Were you disappointed when Adam Platt and Sam Sifton didn't give you three stars? I don't really read all those things. I'll be straight — I never read those things. Everybody always talks about that in the first place — did you always want to be number one? I never really thought about it because it's a dangerous thing to think about. A lot of people in the theater told me the same thing — don't read the good because it makes you comfortable, and don't read the bad because it makes you crazy. Just read what's inside and follow that.
New York magazine took a star away because we didn't have enough sushi or something. In Japan, you don't go to a restaurant and have many things together — they specialize in everything. Going to a cooking restaurant and asking for sushi is like going to a pizza restaurant and asking for a risotto. So, I couldn't understand why they couldn't understand that. That was the only confusion. But that's nothing new, and we certainly have been experienced with that enough to know that it can't bother you.
With good reviewers, we learn a lot of things because of their interpretation, or maybe sometimes a criticism. But I don't really read them. I stopped reading them years ago. I don't think I've even read the four star reviews — maybe I looked at them, but they say good things and we're happy with it. But it can be distracting. Keep moving, pay attention, and know that you can do it better every day. That's what's important, and that's what gets you out of bed every morning.

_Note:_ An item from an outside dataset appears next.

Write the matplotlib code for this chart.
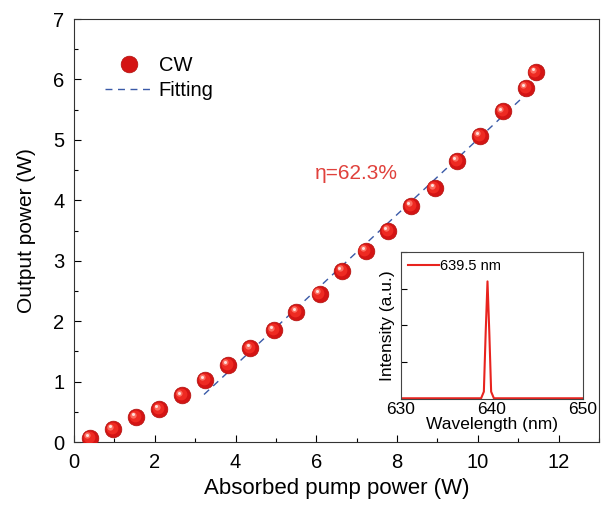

On the business side of things, were you ever worried that this concept might not work? I've been in business for 25 years this year. 40 years in cooking. I've learned a few things about making sure you don't do something stupid. But I've also learned that I'm never going to know it all. Just go in there and begin. Study every day. Understand where you are, because nobody's going to tell you that they have the perfect formula. The only way to do it is to pay attention and accept an error so you can learn from it. Keep moving. In our industry, you have to know what your market is. Study the prices. Keep food costs and payroll in mind. You don't have the answers. I wish you could, but I don't think you ever really do. You have to learn from errors you made — that makes you stronger. You just can't go there anymore.
Where do you feel like you are after one year here, in terms of your initial goals for this project? We're on track. We're learning from the customers about what they're looking for. From the whole business point, we found out what we needed. We found out what the customers wanted, and we cleared up our mission — a Japanese restaurant and sushi. Now we can have two clear focuses so we can really grow them.
When did you reach out to Eiji Ichimura about becoming the sushi chef at Brushstroke? He kinda fell into our hands. It worked like that.
Were you a fan of his food? I didn't really know him before. I didn't eat in his restaurant. But all it took was a few things and I felt like I knew him.
Do you think this will always be a work in progress? Most times we'll continue to evolve. We're putting in a private dining room as well. I'm not sure when it will come about. We're slowly putting it together, but it's clear what we want to do. It will be a dining room that will also be for demonstrations, with windows made of that glass that turns gray or clear when you flip a switch. Sometimes we'll Skype with folks. There will be documentaries, and there may be holograms showing some of the things that are happening in Japan. We want to get to a point in the private room that also corresponds to all the health benefits of this food, or how you can do this at home.
I always tell this one story. When I was seven or eight, we had a farm with chickens, ducks, pheasants, and plenty of trees. I was pulling a peach off a branch, and the branch was bending down. My mother took my hand, put it on another peach, and pushed it up. And when she took my hand down, the peach was sitting there. She said, "That's the peach to eat now." And when I ate it, she had to put the hose on me because I was dripping — everywhere I was sticky from the peach. So how can you walk away from that? The enlightenment of a little experience like that. I think that those experiences stay with you forever. They create what we call "cravings." A lot of intellectually composed food doesn't do that.
I think a lot of people would consider this to be intellectual or high minded cuisine. Would you say that's a misconception? You feed the intellect with nourishment. From a point of entertainment, there are certain foods that are produced that are more scintillating for the intellect than they are nourishing for the body. So, this food is not that. But all the senses are clearly rewarded with kaiseki cooking, with great impact.
Does it feel like it's been a year? I'm always amazed at how quickly time's gone by. If you asked me to measure where our goals are? I think we're about where we thought we would be in terms of getting a lot of regulars coming in. Now we can share things with them, and we're learning a lot about their palates. Everything you're doing is for them. And the more you see the same ones over and over again and you develop that relationship, the more power you have. You have more fun, too.